05/08/2011 - Esperança, minha meia-irmã
A esperança tem o meu sangue. No entanto, o parentesco não nos mantém unidos. Nossa relação é relapsa. Ficamos semanas sem nos falar. Ultimamente só nos encontramos em aniversários e enterros de outros parentes como o sonho, a angústia, a incerteza, o destino. Embora ela adore me dar de comer, eu ando enjoado de suas promessas. Já teve um tempo em que esperei muito por ela. Até que me cansei de esperar a esperança esperançar.
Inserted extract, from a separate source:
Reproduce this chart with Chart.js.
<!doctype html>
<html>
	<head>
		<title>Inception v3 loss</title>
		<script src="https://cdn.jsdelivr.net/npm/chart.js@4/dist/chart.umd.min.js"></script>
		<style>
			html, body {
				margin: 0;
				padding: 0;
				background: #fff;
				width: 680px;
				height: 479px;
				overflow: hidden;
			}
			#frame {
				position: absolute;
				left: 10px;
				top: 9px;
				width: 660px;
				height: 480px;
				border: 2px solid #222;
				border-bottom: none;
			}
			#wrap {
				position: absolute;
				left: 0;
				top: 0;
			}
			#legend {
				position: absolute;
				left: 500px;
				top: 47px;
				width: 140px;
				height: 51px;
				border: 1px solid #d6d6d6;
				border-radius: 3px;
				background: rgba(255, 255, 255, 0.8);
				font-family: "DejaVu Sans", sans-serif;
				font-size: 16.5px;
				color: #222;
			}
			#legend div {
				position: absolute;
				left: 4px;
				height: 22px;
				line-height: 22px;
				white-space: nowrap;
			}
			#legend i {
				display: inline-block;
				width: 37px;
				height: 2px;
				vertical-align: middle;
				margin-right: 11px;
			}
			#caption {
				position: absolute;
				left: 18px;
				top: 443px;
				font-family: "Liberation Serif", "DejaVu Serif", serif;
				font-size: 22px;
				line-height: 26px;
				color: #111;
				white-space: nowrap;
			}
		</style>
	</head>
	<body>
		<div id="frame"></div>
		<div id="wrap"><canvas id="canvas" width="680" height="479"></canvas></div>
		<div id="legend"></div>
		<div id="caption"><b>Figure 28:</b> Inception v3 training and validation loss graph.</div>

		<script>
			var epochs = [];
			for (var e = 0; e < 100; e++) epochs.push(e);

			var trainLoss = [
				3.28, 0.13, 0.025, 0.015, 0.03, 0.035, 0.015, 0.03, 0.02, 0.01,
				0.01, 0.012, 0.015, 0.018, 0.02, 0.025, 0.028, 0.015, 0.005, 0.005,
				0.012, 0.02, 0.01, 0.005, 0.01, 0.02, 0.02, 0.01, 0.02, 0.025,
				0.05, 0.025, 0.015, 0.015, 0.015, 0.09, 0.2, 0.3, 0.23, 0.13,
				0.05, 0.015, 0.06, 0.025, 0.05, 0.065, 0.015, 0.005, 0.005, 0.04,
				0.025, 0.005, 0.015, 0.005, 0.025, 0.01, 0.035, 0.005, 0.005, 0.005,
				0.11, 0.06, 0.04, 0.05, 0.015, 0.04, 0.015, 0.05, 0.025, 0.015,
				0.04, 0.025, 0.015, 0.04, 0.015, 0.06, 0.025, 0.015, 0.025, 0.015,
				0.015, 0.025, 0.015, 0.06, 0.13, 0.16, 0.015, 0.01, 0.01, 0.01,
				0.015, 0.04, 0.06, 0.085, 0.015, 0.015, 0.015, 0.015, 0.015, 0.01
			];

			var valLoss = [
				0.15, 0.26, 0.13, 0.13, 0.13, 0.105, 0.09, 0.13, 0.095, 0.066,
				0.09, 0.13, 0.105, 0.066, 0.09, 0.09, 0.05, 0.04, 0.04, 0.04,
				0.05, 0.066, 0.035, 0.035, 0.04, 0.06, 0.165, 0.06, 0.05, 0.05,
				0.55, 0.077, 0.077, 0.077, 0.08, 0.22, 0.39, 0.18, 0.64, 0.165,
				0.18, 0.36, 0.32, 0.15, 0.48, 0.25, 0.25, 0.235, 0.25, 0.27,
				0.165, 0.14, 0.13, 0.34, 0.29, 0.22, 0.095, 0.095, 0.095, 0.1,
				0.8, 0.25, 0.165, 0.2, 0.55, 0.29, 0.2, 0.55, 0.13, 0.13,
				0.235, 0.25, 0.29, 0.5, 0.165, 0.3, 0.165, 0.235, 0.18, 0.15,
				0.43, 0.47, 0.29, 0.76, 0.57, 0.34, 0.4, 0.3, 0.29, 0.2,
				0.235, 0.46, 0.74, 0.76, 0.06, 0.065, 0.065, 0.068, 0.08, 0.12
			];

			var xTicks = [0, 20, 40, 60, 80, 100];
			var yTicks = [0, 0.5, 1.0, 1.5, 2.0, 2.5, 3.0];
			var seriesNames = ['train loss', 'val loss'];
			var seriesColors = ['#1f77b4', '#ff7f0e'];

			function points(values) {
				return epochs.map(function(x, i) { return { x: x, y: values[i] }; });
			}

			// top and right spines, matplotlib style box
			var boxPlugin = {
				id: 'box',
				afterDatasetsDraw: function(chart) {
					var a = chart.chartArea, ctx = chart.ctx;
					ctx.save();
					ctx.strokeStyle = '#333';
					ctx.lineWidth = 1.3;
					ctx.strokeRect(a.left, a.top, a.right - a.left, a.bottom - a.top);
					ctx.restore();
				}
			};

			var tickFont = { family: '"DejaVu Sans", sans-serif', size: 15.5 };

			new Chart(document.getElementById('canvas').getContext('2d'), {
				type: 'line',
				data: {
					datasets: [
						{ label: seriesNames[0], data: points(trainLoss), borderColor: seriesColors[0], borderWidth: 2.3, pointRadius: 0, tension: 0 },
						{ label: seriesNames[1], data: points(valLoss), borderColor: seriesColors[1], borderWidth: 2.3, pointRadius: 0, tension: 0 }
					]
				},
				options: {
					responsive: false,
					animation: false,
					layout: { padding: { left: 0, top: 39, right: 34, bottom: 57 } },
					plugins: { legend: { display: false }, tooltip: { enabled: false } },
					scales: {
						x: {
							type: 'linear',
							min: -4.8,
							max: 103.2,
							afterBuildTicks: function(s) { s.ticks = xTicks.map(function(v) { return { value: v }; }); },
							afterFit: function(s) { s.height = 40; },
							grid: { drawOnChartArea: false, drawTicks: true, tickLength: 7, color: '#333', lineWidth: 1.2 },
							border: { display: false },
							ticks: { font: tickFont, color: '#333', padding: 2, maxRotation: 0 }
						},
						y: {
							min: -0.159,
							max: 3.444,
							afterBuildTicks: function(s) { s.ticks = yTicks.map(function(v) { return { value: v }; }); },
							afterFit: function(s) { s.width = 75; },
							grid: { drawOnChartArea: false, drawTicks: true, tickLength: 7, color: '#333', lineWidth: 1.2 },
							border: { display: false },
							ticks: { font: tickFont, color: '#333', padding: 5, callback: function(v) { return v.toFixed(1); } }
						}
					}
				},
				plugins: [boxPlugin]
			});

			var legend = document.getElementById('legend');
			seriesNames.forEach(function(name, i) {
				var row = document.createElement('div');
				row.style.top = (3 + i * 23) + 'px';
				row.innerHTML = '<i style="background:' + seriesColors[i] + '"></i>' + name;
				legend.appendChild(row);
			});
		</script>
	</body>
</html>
Já vivi com ela um incesto sem limites e sem pudores. Eu e a esperança, amantes tórridos, vivendo em um mesmo corpo. Tive uma paixão doentia por ela. Só que ela me traiu com o tempo, quebrou minhas expectativas e me envenenou com doses de depressão. Depois dela, nunca mais fui o mesmo. Antes, deveras apaixonado, eu via a esperança nos outros e nas coisas que eu fazia. Hoje, estou cego. Perdi a confiança na vida que está por vir.
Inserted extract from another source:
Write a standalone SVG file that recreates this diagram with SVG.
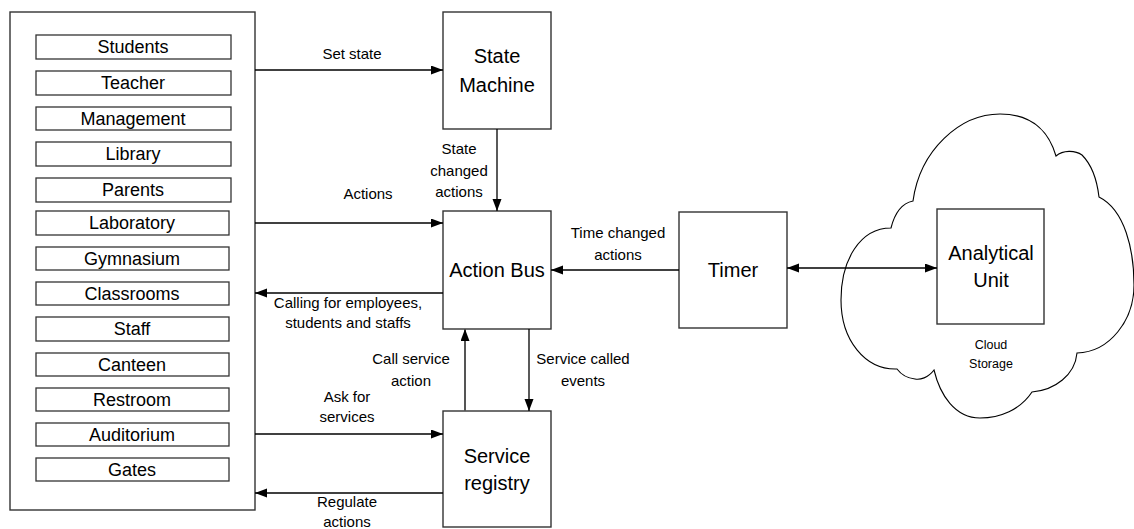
<svg xmlns="http://www.w3.org/2000/svg" width="1134" height="529" viewBox="0 0 1134 529">
<defs>
<style>
text{font-family:"Liberation Sans",Arial,sans-serif;fill:#000;text-anchor:middle}
.box{fill:#fff;stroke:#333;stroke-width:1.4}
.item{fill:#fff;stroke:#333;stroke-width:1.3}
.it{font-size:18px}
.ttl{font-size:20px}
.lbl{font-size:15px}
.sm{font-size:12.5px}
.con{fill:none;stroke:#000;stroke-width:1.3}
.grey{stroke:#555;stroke-width:2}
.cloud{fill:#fff;stroke:#000;stroke-width:1.1}
</style>
<marker id="ah" markerUnits="userSpaceOnUse" markerWidth="13" markerHeight="10" refX="12" refY="4.5" orient="auto-start-reverse">
<path d="M0,0 L12,4.5 L0,9 z" fill="#000"/>
</marker>
</defs>
<rect width="1134" height="529" fill="#fff"/>

<g id="cloud-storage">
<path class="cloud" d="M913,201 C920,150 960,114 1000,114 C1035,114 1050,135 1056,156 C1063,150 1075,150 1082,155 C1092,165 1097,180 1099,197 C1125,210 1134,250 1134,285 C1134,320 1110,352 1077,353 C1075,375 1055,390 1032,392 C1020,410 1000,418 980,418 C955,418 940,395 934,370 C928,378 920,380 915,379 C905,378 900,373 897,369 C865,370 841,340 841,300 C841,260 860,228 891,228 C895,212 903,203 913,201 Z"/>
<text class="sm" x="991" y="349">Cloud</text>
<text class="sm" x="991" y="368">Storage</text>
</g>

<g id="entities">
<rect class="box" x="10" y="12" width="245" height="498"/>
<g id="students"><rect class="item" x="36" y="35" width="195" height="24"/><text class="it" x="133" y="53">Students</text></g>
<g id="teacher"><rect class="item" x="36" y="71" width="195" height="24"/><text class="it" x="133" y="89">Teacher</text></g>
<g id="management"><rect class="item" x="36" y="107" width="195" height="23"/><text class="it" x="133" y="124.5">Management</text></g>
<g id="library"><rect class="item" x="36" y="142" width="195" height="24"/><text class="it" x="133" y="160">Library</text></g>
<g id="parents"><rect class="item" x="36" y="178" width="195" height="24"/><text class="it" x="133" y="196">Parents</text></g>
<g id="laboratory"><rect class="item" x="36" y="211" width="193" height="24"/><text class="it" x="132" y="229">Laboratory</text></g>
<g id="gymnasium"><rect class="item" x="36" y="247" width="193" height="23"/><text class="it" x="132" y="264.5">Gymnasium</text></g>
<g id="classrooms"><rect class="item" x="36" y="282" width="193" height="23"/><text class="it" x="132" y="299.5">Classrooms</text></g>
<g id="staff"><rect class="item" x="36" y="317" width="193" height="24"/><text class="it" x="132" y="335">Staff</text></g>
<g id="canteen"><rect class="item" x="36" y="353" width="193" height="23"/><text class="it" x="132" y="370.5">Canteen</text></g>
<g id="restroom"><rect class="item" x="36" y="388" width="193" height="23"/><text class="it" x="132" y="405.5">Restroom</text></g>
<g id="auditorium"><rect class="item" x="36" y="423" width="193" height="23"/><text class="it" x="132" y="440.5">Auditorium</text></g>
<g id="gates"><rect class="item" x="36" y="458" width="193" height="23"/><text class="it" x="132" y="475.5">Gates</text></g>
</g>

<g id="state-machine">
<rect class="box" x="443" y="12" width="108" height="117"/>
<text class="ttl" x="497" y="63">State</text>
<text class="ttl" x="497" y="92">Machine</text>
</g>

<g id="action-bus">
<rect class="box" x="443" y="211" width="108" height="118"/>
<text class="ttl" x="497" y="277">Action Bus</text>
</g>

<g id="service-registry">
<rect class="box" x="443" y="411" width="108" height="116"/>
<text class="ttl" x="497" y="463">Service</text>
<text class="ttl" x="497" y="490">registry</text>
</g>

<g id="timer">
<rect class="box" x="679" y="212" width="108" height="116"/>
<text class="ttl" x="733" y="277">Timer</text>
</g>

<g id="analytical-unit">
<rect class="box" x="937" y="209" width="107" height="115"/>
<text class="ttl" x="991" y="260">Analytical</text>
<text class="ttl" x="991" y="287">Unit</text>
</g>

<g id="connectors">
<line class="con" x1="255" y1="70" x2="443" y2="70" marker-end="url(#ah)"/>
<text class="lbl" x="352" y="59">Set state</text>

<line class="con" x1="497" y1="129" x2="497" y2="211" marker-end="url(#ah)"/>
<text class="lbl" x="459" y="154">State</text>
<text class="lbl" x="459" y="175.5">changed</text>
<text class="lbl" x="459" y="197">actions</text>

<line class="con" x1="255" y1="223" x2="443" y2="223" marker-end="url(#ah)"/>
<text class="lbl" x="368" y="199">Actions</text>

<line class="con" x1="443" y1="293" x2="255" y2="293" marker-end="url(#ah)"/>
<text class="lbl" x="348" y="308">Calling for employees,</text>
<text class="lbl" x="348" y="328">students and staffs</text>

<line class="con grey" x1="465" y1="411" x2="465" y2="329" marker-end="url(#ah)"/>
<text class="lbl" x="411" y="364">Call service</text>
<text class="lbl" x="411" y="386">action</text>

<line class="con" x1="529" y1="329" x2="529" y2="411" marker-end="url(#ah)"/>
<text class="lbl" x="583" y="364">Service called</text>
<text class="lbl" x="583" y="386">events</text>

<line class="con" x1="255" y1="434" x2="443" y2="434" marker-end="url(#ah)"/>
<text class="lbl" x="347" y="402">Ask for</text>
<text class="lbl" x="347" y="422">services</text>

<line class="con" x1="443" y1="493" x2="255" y2="493" marker-end="url(#ah)"/>
<text class="lbl" x="347" y="507">Regulate</text>
<text class="lbl" x="347" y="527">actions</text>

<line class="con" x1="679" y1="270" x2="551" y2="270" marker-end="url(#ah)"/>
<text class="lbl" x="618" y="238">Time changed</text>
<text class="lbl" x="618" y="260">actions</text>

<line class="con" x1="787" y1="268" x2="937" y2="268" marker-start="url(#ah)" marker-end="url(#ah)"/>
</g>
</svg>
Nunca consegui me perdoar por ter me deixado levar pelos caminhos da esperança. Tem quem diga que eu era uma pessoa melhor naquela época. Pudera, era um tolo que acreditava em tudo e em todos. Tinha esperança de felicidade, de viver melhor, de realizar o impossível... A esperança me deu uma força incomum. Voei alto e cai quando ela se foi, levando consigo as minhas asas. Foi um golpe duro, que me fez desesperançar.
Da minha relação com a esperança, engravidei e dei à luz o ceticismo.